We designed a mobile app that is a competitive fitness tracker that gamifies the fundraising process to help users be more active in their health and community. FitDaddy allows users to track their activity and how well the charity they are participating in is doing.

Our goal was to build a modern-day mobile app that helps users to stay active and do so in an engaging way. Many of us are looking to either get in shape or stay in shape and FitDaddy can help to achieve your fitness goals.

Problem: We took note that fitness trackers do not allow users to compete with their friends, while giving back to their communities.

Solution: We believe making a competitive fitness tracker geared toward fundraising, for people that are looking at making activity rewarding, and will help promote user health awareness while giving back to their communities. 


UX/UI Designer

My Role

Figma, Miro, InVision, JigJam,
Zoom, Slack and


Jobey Wright, Matt Wheeler & Myself


Hypothesis: By allowing users to compete against their friends in fitness activities, we can help them to raise money for a charity of their choosing.


Methodology: Answering these two questions was our main focus:
Who are our users?
2. What are their main pain points?

To address this project, we employed the subsequent methodology:


User Research


Definition & Ideation


Testing & Iteration

User Research

We began our qualitative research by conducting five user interviews, followed by a survey to collect more qualitative data

User Interviews

Ideal Users

The ideal participants for our research would be people who are active and use an activity tracker.

Reseach Goals

We set three main research objectives, to narrow down and identify the factors that motivates users to be physically active:


1. How people track their activity now

2. What is their current relationship to fund raising

3. How users interact with competition

User Interviews

To supplement our user interviews, we administered an initial survey. We created a questionnaire and distributed it to our target demographic through social media. Our goal was to understand the thoughts and actions of those who are physically active, and identify pain points and needs in regards to tracking their activity. 21 people respond to our survey and these are our key findings:

Survey - Key Findings

21 Responses


85% - Use a fitness tracker

66% - Are physically active

42% - Participate in fund raising

71% - Are competitive

Interview Research Analysis

To gain insight into what motivates individuals to engage in physical activity, we conducted online interviews with potential users.


“I workout to stay in shape and for a better quality of life.”

“I workout to be able to eat guilt free and stay healthy.”

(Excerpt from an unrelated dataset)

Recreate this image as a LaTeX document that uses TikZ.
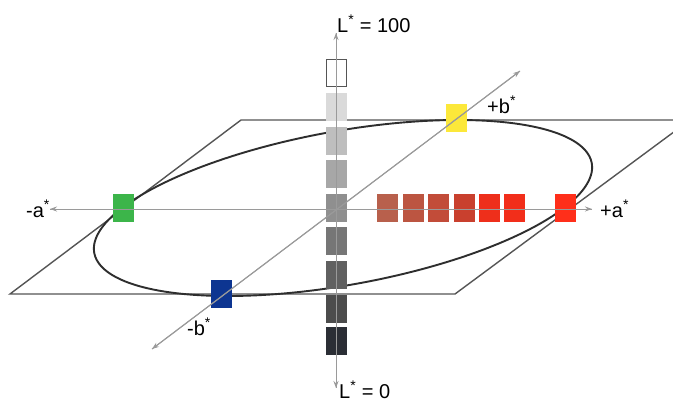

“I workout to always try to better myself.”

To improve our comprehension of the data we collected during our interviews, we arranged the feedback we received into an affinity diagram.



We developed our proto persona into our user persona based on user insights and analysis.


Griffin's Pain Points

  • Busy schedule with work and family commitments

  • Missing out on sleep or spending time with family to get a workout in

Definition & Ideation

To empathize with our user ‘Griffin Murry’ better we created a storyboard. The storyboard helped us to define his user journey and getting to know Griffin better.



User Journey


Competitor Analysis

The competitor analysis helped us to identify our competitors and evaluate their products to determine: Strengths, Weaknesses, Opportunities & Threats. We examined 3 direct and 1 indirect competitors. (Direct: Fitbit, Sweatcoin and Charity Miles. Indirect: Omaze.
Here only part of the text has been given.